I dealt with it.  I'm the mother who put up with crappy behavior on the part of dad and his wife.  You're not more of a mom because dad has his kid 4 days a week.  You're his wife, the SM. 

I'm not saying she's right, I'm saying that because she doesn't or does do something doesn't make you more of a mom.

kbbb2012
by on May. 11, 2013 at 3:14 PM
BM is supposed to have SD Friday through Monday. There are 5 instances that we are 100% certain of that she has not fed SD until dinner because she didn't feel like it and one other instance where SD was fed a piece of bread as a meal for the whole day. Not a piece at each meal but a single piece for the entire day.
kbbb2012
by on May. 11, 2013 at 3:19 PM
3 moms liked this
I never said I was more of a mom I said I took on more motherly duties. And am I wrong in saying she's a baby mama. She is the mother of the child therefore she is a baby mama is she not? I know my place as a step mother and that place is to take care of SD the same that I would take care of any other kid.
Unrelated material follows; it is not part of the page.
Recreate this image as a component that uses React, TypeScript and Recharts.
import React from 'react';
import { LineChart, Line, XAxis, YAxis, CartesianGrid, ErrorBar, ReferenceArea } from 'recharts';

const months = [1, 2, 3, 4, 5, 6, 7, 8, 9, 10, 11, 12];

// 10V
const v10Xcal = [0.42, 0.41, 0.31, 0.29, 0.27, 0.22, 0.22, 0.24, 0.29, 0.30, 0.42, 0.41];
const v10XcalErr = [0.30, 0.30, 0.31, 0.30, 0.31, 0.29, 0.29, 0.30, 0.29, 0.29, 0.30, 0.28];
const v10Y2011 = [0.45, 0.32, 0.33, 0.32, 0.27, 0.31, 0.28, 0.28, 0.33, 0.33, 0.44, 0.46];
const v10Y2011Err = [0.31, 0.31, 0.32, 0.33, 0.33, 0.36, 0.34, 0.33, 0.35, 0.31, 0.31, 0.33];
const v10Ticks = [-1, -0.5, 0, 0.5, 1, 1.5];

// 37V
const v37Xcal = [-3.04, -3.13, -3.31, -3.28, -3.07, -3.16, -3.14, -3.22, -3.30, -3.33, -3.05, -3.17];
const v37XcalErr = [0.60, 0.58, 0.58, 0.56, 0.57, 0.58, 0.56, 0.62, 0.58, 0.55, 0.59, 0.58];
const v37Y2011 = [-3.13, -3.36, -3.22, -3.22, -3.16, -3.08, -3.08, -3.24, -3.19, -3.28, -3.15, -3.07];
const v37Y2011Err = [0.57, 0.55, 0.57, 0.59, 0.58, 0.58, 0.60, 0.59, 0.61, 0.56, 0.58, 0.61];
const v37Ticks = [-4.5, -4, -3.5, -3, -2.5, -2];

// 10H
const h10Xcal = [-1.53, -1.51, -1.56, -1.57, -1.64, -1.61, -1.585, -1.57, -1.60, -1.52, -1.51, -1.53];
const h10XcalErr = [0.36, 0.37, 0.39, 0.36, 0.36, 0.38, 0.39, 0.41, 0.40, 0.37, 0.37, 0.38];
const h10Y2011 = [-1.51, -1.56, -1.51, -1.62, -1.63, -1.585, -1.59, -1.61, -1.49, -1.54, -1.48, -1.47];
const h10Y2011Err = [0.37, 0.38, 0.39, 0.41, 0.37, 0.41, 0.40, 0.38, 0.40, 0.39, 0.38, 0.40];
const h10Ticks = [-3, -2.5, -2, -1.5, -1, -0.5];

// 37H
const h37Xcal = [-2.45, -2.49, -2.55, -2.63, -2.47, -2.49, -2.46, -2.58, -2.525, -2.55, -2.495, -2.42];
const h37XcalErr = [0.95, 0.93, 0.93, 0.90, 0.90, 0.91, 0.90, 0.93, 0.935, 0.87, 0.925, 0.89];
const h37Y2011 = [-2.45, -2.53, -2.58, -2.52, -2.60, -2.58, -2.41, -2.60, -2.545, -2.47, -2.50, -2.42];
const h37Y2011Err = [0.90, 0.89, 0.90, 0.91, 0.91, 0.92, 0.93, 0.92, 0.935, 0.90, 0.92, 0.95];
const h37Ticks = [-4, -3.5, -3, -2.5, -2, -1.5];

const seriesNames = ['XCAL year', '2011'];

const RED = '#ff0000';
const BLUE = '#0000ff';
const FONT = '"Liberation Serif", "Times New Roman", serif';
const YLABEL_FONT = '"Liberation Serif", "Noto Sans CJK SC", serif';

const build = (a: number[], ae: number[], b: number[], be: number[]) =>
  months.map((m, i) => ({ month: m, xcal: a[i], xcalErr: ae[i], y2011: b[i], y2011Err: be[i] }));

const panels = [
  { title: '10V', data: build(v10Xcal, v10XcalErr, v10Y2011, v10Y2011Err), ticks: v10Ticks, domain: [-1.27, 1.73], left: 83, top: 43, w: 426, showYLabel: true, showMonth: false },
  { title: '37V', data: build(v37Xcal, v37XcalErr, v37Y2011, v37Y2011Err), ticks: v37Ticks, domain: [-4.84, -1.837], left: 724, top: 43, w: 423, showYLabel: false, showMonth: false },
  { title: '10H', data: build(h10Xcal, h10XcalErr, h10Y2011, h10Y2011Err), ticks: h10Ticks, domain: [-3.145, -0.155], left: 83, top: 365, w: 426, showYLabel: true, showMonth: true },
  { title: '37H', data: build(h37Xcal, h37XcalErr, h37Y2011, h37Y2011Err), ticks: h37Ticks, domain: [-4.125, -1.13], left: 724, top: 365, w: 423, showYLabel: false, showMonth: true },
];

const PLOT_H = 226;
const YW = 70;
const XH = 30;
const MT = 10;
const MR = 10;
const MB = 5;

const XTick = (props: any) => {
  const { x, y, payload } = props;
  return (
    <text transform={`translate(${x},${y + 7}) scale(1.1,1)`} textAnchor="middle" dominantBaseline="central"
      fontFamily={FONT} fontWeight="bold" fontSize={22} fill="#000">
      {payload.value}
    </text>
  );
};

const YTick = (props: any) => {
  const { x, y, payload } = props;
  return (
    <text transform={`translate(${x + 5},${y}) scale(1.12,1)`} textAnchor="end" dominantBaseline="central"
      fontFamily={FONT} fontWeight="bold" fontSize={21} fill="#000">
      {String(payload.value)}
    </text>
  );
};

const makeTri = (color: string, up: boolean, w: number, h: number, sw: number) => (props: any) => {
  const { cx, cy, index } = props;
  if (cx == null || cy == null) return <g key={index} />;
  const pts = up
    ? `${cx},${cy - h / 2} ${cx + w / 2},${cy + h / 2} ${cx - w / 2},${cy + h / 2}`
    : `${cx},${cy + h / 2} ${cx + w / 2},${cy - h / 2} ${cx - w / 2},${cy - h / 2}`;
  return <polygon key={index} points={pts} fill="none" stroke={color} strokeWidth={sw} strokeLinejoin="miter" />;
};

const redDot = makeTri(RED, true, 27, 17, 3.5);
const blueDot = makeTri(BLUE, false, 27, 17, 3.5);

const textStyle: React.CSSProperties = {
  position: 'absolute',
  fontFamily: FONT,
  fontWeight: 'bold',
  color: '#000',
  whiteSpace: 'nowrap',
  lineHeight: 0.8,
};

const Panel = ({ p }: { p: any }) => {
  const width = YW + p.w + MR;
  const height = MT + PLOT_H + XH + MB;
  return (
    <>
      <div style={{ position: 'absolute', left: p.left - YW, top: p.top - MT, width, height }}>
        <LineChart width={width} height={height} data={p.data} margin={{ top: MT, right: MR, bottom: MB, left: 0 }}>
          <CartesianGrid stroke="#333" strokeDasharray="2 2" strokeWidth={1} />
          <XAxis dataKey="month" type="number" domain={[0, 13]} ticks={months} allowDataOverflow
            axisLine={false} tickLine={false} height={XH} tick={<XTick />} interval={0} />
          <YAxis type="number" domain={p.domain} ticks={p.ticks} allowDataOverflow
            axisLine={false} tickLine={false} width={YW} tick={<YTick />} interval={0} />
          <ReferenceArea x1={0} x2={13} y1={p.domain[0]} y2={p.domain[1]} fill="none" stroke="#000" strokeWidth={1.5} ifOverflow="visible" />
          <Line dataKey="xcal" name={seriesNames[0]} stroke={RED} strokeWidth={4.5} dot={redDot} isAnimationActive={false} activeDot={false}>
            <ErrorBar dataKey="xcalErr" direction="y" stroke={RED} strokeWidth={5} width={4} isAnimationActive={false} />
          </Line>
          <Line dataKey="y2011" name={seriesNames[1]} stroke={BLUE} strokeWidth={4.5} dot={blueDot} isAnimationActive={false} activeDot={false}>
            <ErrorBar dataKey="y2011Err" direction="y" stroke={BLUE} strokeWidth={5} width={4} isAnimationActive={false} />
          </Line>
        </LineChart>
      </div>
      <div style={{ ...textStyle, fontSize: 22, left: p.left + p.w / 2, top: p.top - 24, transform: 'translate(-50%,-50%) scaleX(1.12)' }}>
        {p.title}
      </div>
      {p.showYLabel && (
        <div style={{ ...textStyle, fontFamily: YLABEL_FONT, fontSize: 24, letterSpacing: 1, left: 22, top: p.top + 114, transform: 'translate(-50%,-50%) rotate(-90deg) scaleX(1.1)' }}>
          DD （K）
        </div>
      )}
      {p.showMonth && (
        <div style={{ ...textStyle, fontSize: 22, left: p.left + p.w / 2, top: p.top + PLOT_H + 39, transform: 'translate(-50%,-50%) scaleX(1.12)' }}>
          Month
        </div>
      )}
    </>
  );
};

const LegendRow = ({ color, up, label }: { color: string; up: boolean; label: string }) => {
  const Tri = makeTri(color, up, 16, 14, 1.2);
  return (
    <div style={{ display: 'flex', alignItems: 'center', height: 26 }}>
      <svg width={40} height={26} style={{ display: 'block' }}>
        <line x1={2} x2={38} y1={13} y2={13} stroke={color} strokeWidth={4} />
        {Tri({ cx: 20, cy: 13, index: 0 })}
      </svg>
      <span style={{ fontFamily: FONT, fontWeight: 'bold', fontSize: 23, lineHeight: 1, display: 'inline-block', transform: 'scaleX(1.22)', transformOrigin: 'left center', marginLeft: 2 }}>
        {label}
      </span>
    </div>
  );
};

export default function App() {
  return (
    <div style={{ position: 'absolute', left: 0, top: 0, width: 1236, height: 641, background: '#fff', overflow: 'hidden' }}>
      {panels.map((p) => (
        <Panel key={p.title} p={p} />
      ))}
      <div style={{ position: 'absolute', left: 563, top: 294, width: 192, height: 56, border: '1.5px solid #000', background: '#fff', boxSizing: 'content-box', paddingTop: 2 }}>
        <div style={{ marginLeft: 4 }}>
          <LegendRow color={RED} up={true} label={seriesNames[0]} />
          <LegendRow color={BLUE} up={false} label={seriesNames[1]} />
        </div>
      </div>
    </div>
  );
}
I don't claim to be her mother and I don't try to take BM place but I also will not let a child, any child, be it my SD or iany other kid for that matter be neglected. I apologize if making sure that my SD is well taken care of offends anyone.
sandeeyo
by Le Bonjour Chat on May. 11, 2013 at 3:28 PM

Would you refer to your DH as SD's "baby daddy"?  Because, he is the "baby daddy".


Quoting kbbb2012:

I never said I was more of a mom I said I took on more motherly duties. And am I wrong in saying she's a baby mama. She is the mother of the child therefore she is a baby mama is she not? I know my place as a step mother and that place is to take care of SD the same that I would take care of any other kid. I don't claim to be her mother and I don't try to take BM place but I also will not let a child, any child, be it my SD or iany other kid for that matter be neglected. I apologize if making sure that my SD is well taken care of offends anyone.



kbbb2012
by on May. 11, 2013 at 3:31 PM
Here is a question for everyone ...why does it mater what I call her? I have stated on multiple occasions during this post that I know that she is my SD mother and that I don't replace her. And yes my husband is technically her baby daddy does that appease everyone?
tiredofthefight
by on May. 11, 2013 at 3:35 PM

WOW been there and done that!! BM once dropped my SS off with me so she could go grocery shopping and came back 6 weeks later!! Its rough and be prepared to be the evil person who is trying to rule the world. We dealt with this for years before we took her to court and she put on an act to pretend she cared we now have 50/50 custody. And honestly I wish we would have just left it alone bc now its worse. He lives with us for second half of school year and by then he is normally so far behind I have to work him to death to catch up. He is with us on weekends during first half and she will tell teachers not to send stuff home on Fridays bc we dont care. They get to see the truth after christmas break but by then its a scramble to catch up. In summer we have him two weeks then she gets him two weeks....THIS SUCKS!! Because by the time he comes back anything we have worked with him on is GONE. He is 9 and goes to the bathroom in his pants at her house because she has told him that its ok if he is watching TV and doesnt want yto get up & go then its an accident and that happens. So when he gets back here he will have accidents but on some level he knows its wrong bc he hides the underwear!!!! She fed him pizza rolls for 3 straight days bc thats what he wanted nothing else!!! This was after his dr put him on a strict diet bc he was basically mal nourished from being fed crap!! When we went to court none of what had happened in past was allowed in evidence bc she had not physically laid her hands on him in a abusive way!!! I was pissed but yep I was SOL. Sorry probably not what you want to hear but just know you are not alone!!

CFSTBSM27
by on May. 11, 2013 at 3:38 PM
Hmmm sounds ugly sorry. I can say BM doesn't do a lot common sense like making SD brush her teeth (they look yellower everytime I see hell what 9 yr has lost over 4 permanent teeth already!) She never cooks SD is always hungry or eats fast food but just because I check her teeth at night and make healthy homecook meals doesn't mean I'm "doing more" to be it's just coming sense. But to your point there's a lot of times BM will ditch SD on whoever or changed schedules to fit HER social life so that I agree is very annoying too ugh. And honestly I refer to her as baby mama all the time unless in front of SD. To me that's all she, she's nothing special in my eyes
tiredofthefight
by on May. 11, 2013 at 3:39 PM
1 mom liked this

Are you a SM or just come here to bash them?

Quoting packermomof2:

She isn't a baby mama unless you're just a bed warmer. 

I dealt with it.  I'm the mother who put up with crappy behavior on the part of dad and his wife.  You're not more of a mom because dad has his kid 4 days a week.  You're his wife, the SM. 

I'm not saying she's right, I'm saying that because she doesn't or does do something doesn't make you more of a mom.